Your instructions: Make an exact copy of all the entries below, with the pictures left out.

Extracted data:
* Start *
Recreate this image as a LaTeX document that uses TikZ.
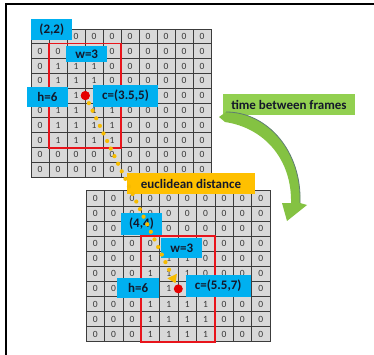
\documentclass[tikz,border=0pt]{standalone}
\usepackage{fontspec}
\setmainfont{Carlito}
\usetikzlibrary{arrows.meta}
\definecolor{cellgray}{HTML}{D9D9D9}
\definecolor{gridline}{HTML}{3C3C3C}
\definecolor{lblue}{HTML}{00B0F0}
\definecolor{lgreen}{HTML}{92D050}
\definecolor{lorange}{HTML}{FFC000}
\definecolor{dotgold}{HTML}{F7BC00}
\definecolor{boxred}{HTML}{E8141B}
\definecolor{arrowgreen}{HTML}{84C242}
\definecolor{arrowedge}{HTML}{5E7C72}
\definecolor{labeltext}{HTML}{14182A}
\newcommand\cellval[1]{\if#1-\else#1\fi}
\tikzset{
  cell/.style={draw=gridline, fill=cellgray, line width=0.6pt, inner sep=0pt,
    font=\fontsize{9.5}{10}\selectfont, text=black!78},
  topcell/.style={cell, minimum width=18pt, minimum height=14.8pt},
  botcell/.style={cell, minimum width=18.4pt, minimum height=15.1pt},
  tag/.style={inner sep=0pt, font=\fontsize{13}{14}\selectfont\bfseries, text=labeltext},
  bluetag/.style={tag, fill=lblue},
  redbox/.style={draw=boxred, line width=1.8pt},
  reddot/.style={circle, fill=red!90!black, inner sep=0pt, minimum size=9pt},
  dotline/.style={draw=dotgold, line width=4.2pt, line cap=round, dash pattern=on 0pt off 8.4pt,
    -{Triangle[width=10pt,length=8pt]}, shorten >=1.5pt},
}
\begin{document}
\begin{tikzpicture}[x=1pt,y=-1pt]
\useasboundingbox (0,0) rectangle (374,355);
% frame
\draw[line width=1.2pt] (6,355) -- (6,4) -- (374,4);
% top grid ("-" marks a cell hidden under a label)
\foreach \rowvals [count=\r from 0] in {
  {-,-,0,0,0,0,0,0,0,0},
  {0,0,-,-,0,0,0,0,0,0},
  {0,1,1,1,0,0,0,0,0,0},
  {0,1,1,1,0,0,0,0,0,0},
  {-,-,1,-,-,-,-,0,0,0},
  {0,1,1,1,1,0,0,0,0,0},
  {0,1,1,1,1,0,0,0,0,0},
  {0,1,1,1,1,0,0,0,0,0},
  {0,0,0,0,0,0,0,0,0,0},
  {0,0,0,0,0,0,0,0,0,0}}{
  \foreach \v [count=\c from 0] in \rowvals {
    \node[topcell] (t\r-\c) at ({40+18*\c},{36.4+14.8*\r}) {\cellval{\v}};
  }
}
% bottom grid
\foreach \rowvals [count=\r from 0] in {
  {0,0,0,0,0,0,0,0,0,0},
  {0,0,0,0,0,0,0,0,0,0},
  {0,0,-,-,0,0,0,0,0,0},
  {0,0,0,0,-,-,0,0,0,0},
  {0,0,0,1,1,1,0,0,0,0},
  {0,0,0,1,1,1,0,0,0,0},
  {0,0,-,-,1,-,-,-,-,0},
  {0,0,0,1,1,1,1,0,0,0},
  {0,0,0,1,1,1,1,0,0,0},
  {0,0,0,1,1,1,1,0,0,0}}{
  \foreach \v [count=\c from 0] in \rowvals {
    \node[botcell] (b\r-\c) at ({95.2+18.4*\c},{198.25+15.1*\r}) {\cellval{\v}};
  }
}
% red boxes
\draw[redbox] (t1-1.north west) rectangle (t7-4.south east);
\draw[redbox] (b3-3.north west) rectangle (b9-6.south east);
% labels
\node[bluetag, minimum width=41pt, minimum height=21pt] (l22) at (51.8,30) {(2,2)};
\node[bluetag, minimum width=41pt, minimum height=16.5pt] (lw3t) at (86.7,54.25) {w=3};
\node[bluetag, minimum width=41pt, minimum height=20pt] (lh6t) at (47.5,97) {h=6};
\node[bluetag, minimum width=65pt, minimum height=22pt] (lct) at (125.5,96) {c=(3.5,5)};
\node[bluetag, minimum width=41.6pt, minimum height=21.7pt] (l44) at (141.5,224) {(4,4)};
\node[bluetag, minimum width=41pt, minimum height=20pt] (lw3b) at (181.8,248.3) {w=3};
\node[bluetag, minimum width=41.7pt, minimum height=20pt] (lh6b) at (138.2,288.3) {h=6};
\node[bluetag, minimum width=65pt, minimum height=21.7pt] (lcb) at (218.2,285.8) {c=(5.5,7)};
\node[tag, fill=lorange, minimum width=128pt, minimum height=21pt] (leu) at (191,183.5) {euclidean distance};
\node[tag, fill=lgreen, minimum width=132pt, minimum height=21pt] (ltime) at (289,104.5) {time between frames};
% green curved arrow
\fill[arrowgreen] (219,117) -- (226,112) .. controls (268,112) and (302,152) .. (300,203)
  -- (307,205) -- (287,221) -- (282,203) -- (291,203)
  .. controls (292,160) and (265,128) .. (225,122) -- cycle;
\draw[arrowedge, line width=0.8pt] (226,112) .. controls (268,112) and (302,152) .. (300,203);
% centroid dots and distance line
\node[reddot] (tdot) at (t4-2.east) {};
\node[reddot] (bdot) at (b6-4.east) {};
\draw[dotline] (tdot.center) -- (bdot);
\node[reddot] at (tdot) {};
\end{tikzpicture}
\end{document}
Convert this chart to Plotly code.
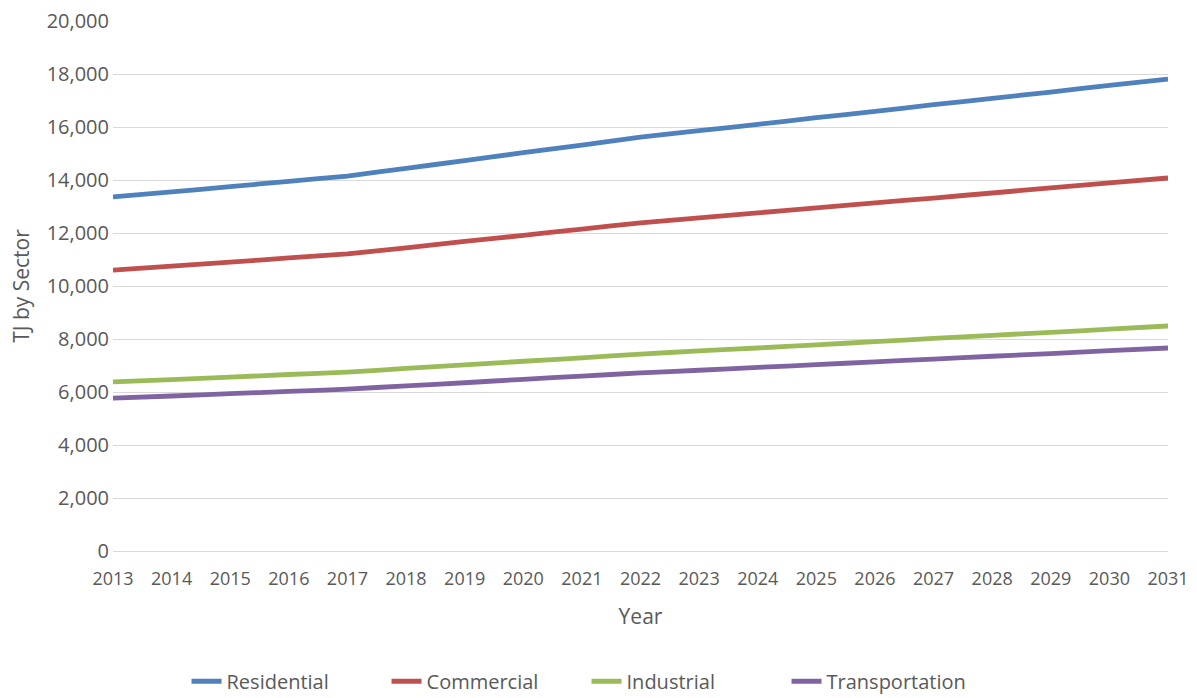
* End *
In response:
Recreate this image as a LaTeX document that uses TikZ.
\documentclass[tikz,border=0pt]{standalone}
\usepackage{fontspec}
\setmainfont{Carlito}
\usetikzlibrary{arrows.meta}
\definecolor{cellgray}{HTML}{D9D9D9}
\definecolor{gridline}{HTML}{3C3C3C}
\definecolor{lblue}{HTML}{00B0F0}
\definecolor{lgreen}{HTML}{92D050}
\definecolor{lorange}{HTML}{FFC000}
\definecolor{dotgold}{HTML}{F7BC00}
\definecolor{boxred}{HTML}{E8141B}
\definecolor{arrowgreen}{HTML}{84C242}
\definecolor{arrowedge}{HTML}{5E7C72}
\definecolor{labeltext}{HTML}{14182A}
\newcommand\cellval[1]{\if#1-\else#1\fi}
\tikzset{
  cell/.style={draw=gridline, fill=cellgray, line width=0.6pt, inner sep=0pt,
    font=\fontsize{9.5}{10}\selectfont, text=black!78},
  topcell/.style={cell, minimum width=18pt, minimum height=14.8pt},
  botcell/.style={cell, minimum width=18.4pt, minimum height=15.1pt},
  tag/.style={inner sep=0pt, font=\fontsize{13}{14}\selectfont\bfseries, text=labeltext},
  bluetag/.style={tag, fill=lblue},
  redbox/.style={draw=boxred, line width=1.8pt},
  reddot/.style={circle, fill=red!90!black, inner sep=0pt, minimum size=9pt},
  dotline/.style={draw=dotgold, line width=4.2pt, line cap=round, dash pattern=on 0pt off 8.4pt,
    -{Triangle[width=10pt,length=8pt]}, shorten >=1.5pt},
}
\begin{document}
\begin{tikzpicture}[x=1pt,y=-1pt]
\useasboundingbox (0,0) rectangle (374,355);
% frame
\draw[line width=1.2pt] (6,355) -- (6,4) -- (374,4);
% top grid ("-" marks a cell hidden under a label)
\foreach \rowvals [count=\r from 0] in {
  {-,-,0,0,0,0,0,0,0,0},
  {0,0,-,-,0,0,0,0,0,0},
  {0,1,1,1,0,0,0,0,0,0},
  {0,1,1,1,0,0,0,0,0,0},
  {-,-,1,-,-,-,-,0,0,0},
  {0,1,1,1,1,0,0,0,0,0},
  {0,1,1,1,1,0,0,0,0,0},
  {0,1,1,1,1,0,0,0,0,0},
  {0,0,0,0,0,0,0,0,0,0},
  {0,0,0,0,0,0,0,0,0,0}}{
  \foreach \v [count=\c from 0] in \rowvals {
    \node[topcell] (t\r-\c) at ({40+18*\c},{36.4+14.8*\r}) {\cellval{\v}};
  }
}
% bottom grid
\foreach \rowvals [count=\r from 0] in {
  {0,0,0,0,0,0,0,0,0,0},
  {0,0,0,0,0,0,0,0,0,0},
  {0,0,-,-,0,0,0,0,0,0},
  {0,0,0,0,-,-,0,0,0,0},
  {0,0,0,1,1,1,0,0,0,0},
  {0,0,0,1,1,1,0,0,0,0},
  {0,0,-,-,1,-,-,-,-,0},
  {0,0,0,1,1,1,1,0,0,0},
  {0,0,0,1,1,1,1,0,0,0},
  {0,0,0,1,1,1,1,0,0,0}}{
  \foreach \v [count=\c from 0] in \rowvals {
    \node[botcell] (b\r-\c) at ({95.2+18.4*\c},{198.25+15.1*\r}) {\cellval{\v}};
  }
}
% red boxes
\draw[redbox] (t1-1.north west) rectangle (t7-4.south east);
\draw[redbox] (b3-3.north west) rectangle (b9-6.south east);
% labels
\node[bluetag, minimum width=41pt, minimum height=21pt] (l22) at (51.8,30) {(2,2)};
\node[bluetag, minimum width=41pt, minimum height=16.5pt] (lw3t) at (86.7,54.25) {w=3};
\node[bluetag, minimum width=41pt, minimum height=20pt] (lh6t) at (47.5,97) {h=6};
\node[bluetag, minimum width=65pt, minimum height=22pt] (lct) at (125.5,96) {c=(3.5,5)};
\node[bluetag, minimum width=41.6pt, minimum height=21.7pt] (l44) at (141.5,224) {(4,4)};
\node[bluetag, minimum width=41pt, minimum height=20pt] (lw3b) at (181.8,248.3) {w=3};
\node[bluetag, minimum width=41.7pt, minimum height=20pt] (lh6b) at (138.2,288.3) {h=6};
\node[bluetag, minimum width=65pt, minimum height=21.7pt] (lcb) at (218.2,285.8) {c=(5.5,7)};
\node[tag, fill=lorange, minimum width=128pt, minimum height=21pt] (leu) at (191,183.5) {euclidean distance};
\node[tag, fill=lgreen, minimum width=132pt, minimum height=21pt] (ltime) at (289,104.5) {time between frames};
% green curved arrow
\fill[arrowgreen] (219,117) -- (226,112) .. controls (268,112) and (302,152) .. (300,203)
  -- (307,205) -- (287,221) -- (282,203) -- (291,203)
  .. controls (292,160) and (265,128) .. (225,122) -- cycle;
\draw[arrowedge, line width=0.8pt] (226,112) .. controls (268,112) and (302,152) .. (300,203);
% centroid dots and distance line
\node[reddot] (tdot) at (t4-2.east) {};
\node[reddot] (bdot) at (b6-4.east) {};
\draw[dotline] (tdot.center) -- (bdot);
\node[reddot] at (tdot) {};
\end{tikzpicture}
\end{document}
Convert this chart to Plotly code.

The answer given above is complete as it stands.